CSS / Sass
CSS (Cascading Style Sheets) is the standard language for styling web content, maintained by the W3C. Together with HTML and JavaScript, CSS forms one of the three core technologies of the web platform. Modern CSS (2024–2025) has evolved significantly with features like container queries, cascade layers, the :has() selector, native CSS nesting, subgrid, color-mix(), individual transform properties, and view transitions — reducing the gap between CSS and preprocessors.

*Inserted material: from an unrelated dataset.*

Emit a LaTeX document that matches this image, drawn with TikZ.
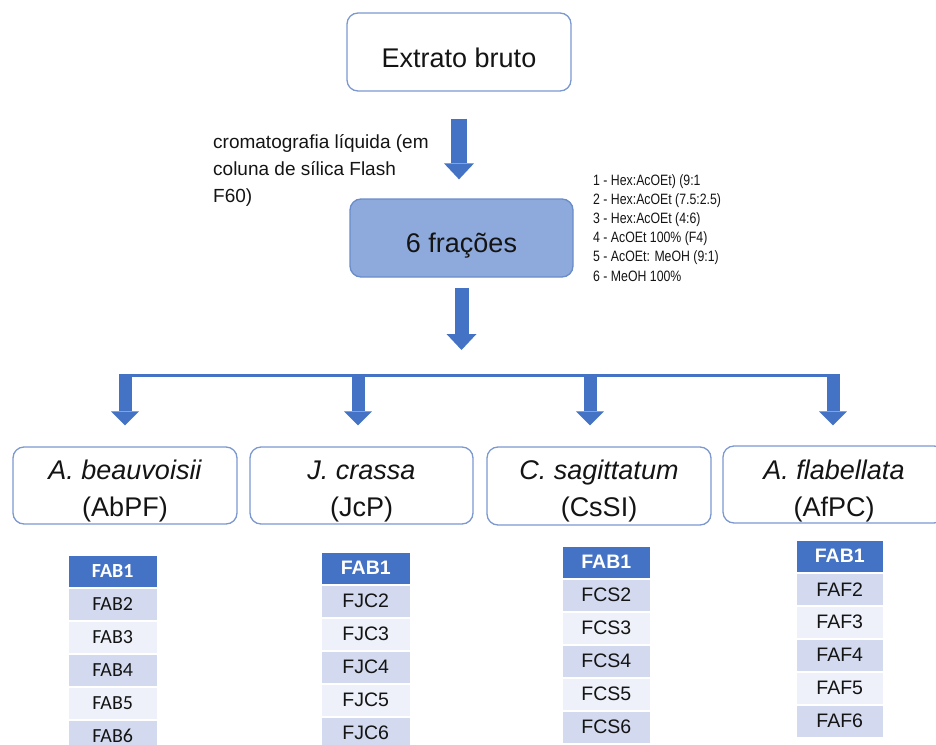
\documentclass[tikz,border=0pt]{standalone}
\usepackage{fontspec}
\setmainfont{Liberation Sans}
\newfontfamily\calib{Carlito}
\newfontfamily\narrowfont[FakeStretch=0.82]{Liberation Sans}
\usetikzlibrary{arrows.meta}
\definecolor{arrowblue}{HTML}{4472C4}
\definecolor{boxline}{HTML}{7C98D0}
\definecolor{fracfill}{HTML}{8EAADC}
\definecolor{fracline}{HTML}{6A8CCB}
\definecolor{rowA}{HTML}{D3DAEF}
\definecolor{rowB}{HTML}{EEF1F9}
\definecolor{txt}{HTML}{141414}
\begin{document}
\begin{tikzpicture}[x=1pt,y=-1pt,
  roundbox/.style={draw=boxline, line width=1.3pt, rounded corners=11pt, fill=white, inner sep=0pt},
  shaftbig/.style={draw=arrowblue, line width=16pt, -{Triangle[width=30pt,length=16pt,line width=0pt]}},
  shaftsmall/.style={draw=arrowblue, line width=13pt, -{Triangle[width=28pt,length=14pt,line width=0pt]}},
  barline/.style={draw=arrowblue, line width=3pt},
  bigtext/.style={font=\fontsize{27}{32}\selectfont, text=txt, inner sep=0pt},
  cell/.style={draw=white, line width=1.5pt, inner sep=0pt, text=txt, minimum height=33pt, anchor=north west},
]
\useasboundingbox (0,0) rectangle (936,744);
\clip (0,0) rectangle (936,744);

% top boxes
\node[roundbox, minimum width=224pt, minimum height=78pt] (extrato) at (459,52) {};
\node[bigtext, anchor=base] (extratotxt) at (459,67) {Extrato bruto};
\node[roundbox, draw=fracline, fill=fracfill, minimum width=223pt, minimum height=78pt] (fracoes) at (461.5,238) {};
\node[bigtext, anchor=base] (fracoestxt) at (461.5,252) {6 frações};

% side texts
\node[anchor=base west, inner sep=0pt, text=txt, font=\fontsize{19}{27}\selectfont] (crom) at (213,148)
  {\begin{tabular}[t]{@{}l@{}}cromatografia líquida (em\\coluna de sílica Flash\\F60)\end{tabular}};
\node[anchor=base west, inner sep=0pt, text=txt, font=\narrowfont\fontsize{15}{19.2}\selectfont] (solv) at (593,185)
  {\begin{tabular}[t]{@{}l@{}}1 - Hex:AcOEt) (9:1\\2 - Hex:AcOEt (7.5:2.5)\\3 - Hex:AcOEt (4:6)\\4 - AcOEt 100\% (F4)\\5 - AcOEt: MeOH (9:1)\\6 - MeOH 100\%\end{tabular}};

% main arrows
\draw[shaftbig, shorten <=27pt, shorten >=19pt] (extrato.south) -- (extrato.south |- fracoes.north);
\coordinate (hub) at (461.5,350);
\draw[shaftbig, line width=14pt, shorten <=10pt] (fracoes.south) -- (hub);

% species boxes
\node[roundbox, minimum width=224pt, minimum height=77pt] (sp1) at (125,485.5) {};
\node[roundbox, minimum width=223pt, minimum height=77pt] (sp2) at (361.5,485.5) {};
\node[roundbox, minimum width=224pt, minimum height=78pt] (sp3) at (599,486) {};
\node[roundbox, minimum width=222pt, minimum height=77pt] (sp4) at (834,484.5) {};
\node[bigtext, anchor=base] (sp1a) at (125,479) {\itshape A. beauvoisii};
\node[bigtext, anchor=base] (sp1b) at (125,516) {(AbPF)};
\node[bigtext, anchor=base] (sp2a) at (361.5,479) {\itshape J. crassa};
\node[bigtext, anchor=base] (sp2b) at (361.5,516) {(JcP)};
\node[bigtext, anchor=base] (sp3a) at (599,479) {\itshape C. sagittatum};
\node[bigtext, anchor=base] (sp3b) at (599,516) {(CsSI)};
\node[bigtext, anchor=base] (sp4a) at (834,479) {\itshape A. flabellata};
\node[bigtext, anchor=base] (sp4b) at (834,516) {(AfPC)};

% branching bar and arrows
\coordinate (t1) at (125,375);
\coordinate (t2) at (358,375);
\coordinate (t3) at (590,375);
\coordinate (t4) at (833,375);
\draw[barline] (t1) -- (t4);
\draw[shaftsmall, shorten >=21pt] ([yshift=1.5pt]t1) -- (t1 |- sp1.north);
\draw[shaftsmall, shorten >=21pt] ([yshift=1.5pt]t2) -- (t2 |- sp2.north);
\draw[shaftsmall, shorten >=21pt] ([yshift=1.5pt]t3) -- (t3 |- sp3.north);
\draw[shaftsmall, shorten >=20pt] ([yshift=1.5pt]t4) -- (t4 |- sp4.north);

% fraction tables
\foreach \col/\x/\y/\w/\fnt/\fs/\pre in {1/67/554/90/\calib/20/FAB, 2/320/551/90/\relax/19.5/FJC, 3/561/545/89/\relax/19.5/FCS, 4/795/539/88/\relax/19.5/FAF}{
  \node[cell, fill=arrowblue, text=white, minimum width={\w pt}, font={\fnt\fontsize{\fs}{22}\selectfont\bfseries}] (c\col r1) at (\x,\y) {FAB1};
  \foreach \r/\c in {2/rowA,3/rowB,4/rowA,5/rowB,6/rowA}{
    \node[cell, fill=\c, minimum width={\w pt}, font={\fnt\fontsize{\fs}{22}\selectfont}] (c\col r\r) at (\x,{\y+33*(\r-1)}) {\pre\r};
  }
}
\end{tikzpicture}
\end{document}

Sass (Syntactically Awesome Style Sheets) is the most widely adopted CSS preprocessor. Its SCSS syntax uses familiar curly braces and semicolons, making it fully compatible with standard CSS, while the indented .sass syntax uses whitespace instead. Although native CSS now supports variables and nesting, Sass still provides powerful features like mixins, custom functions, and a module system that go beyond what the browser offers. PostCSS takes a different approach as a plugin-based CSS transformer, powering tools like Autoprefixer and CSS Modules — and serving as the foundation for Tailwind CSS.
The MDN Web Docs provide the definitive CSS reference with browser compatibility tables, tutorials, and interactive examples. For Sass, the official Sass documentation covers the language, built-in modules, and migration guides. The PostCSS repository maintains a plugin directory and usage guides for integrating CSS transformations into any build pipeline.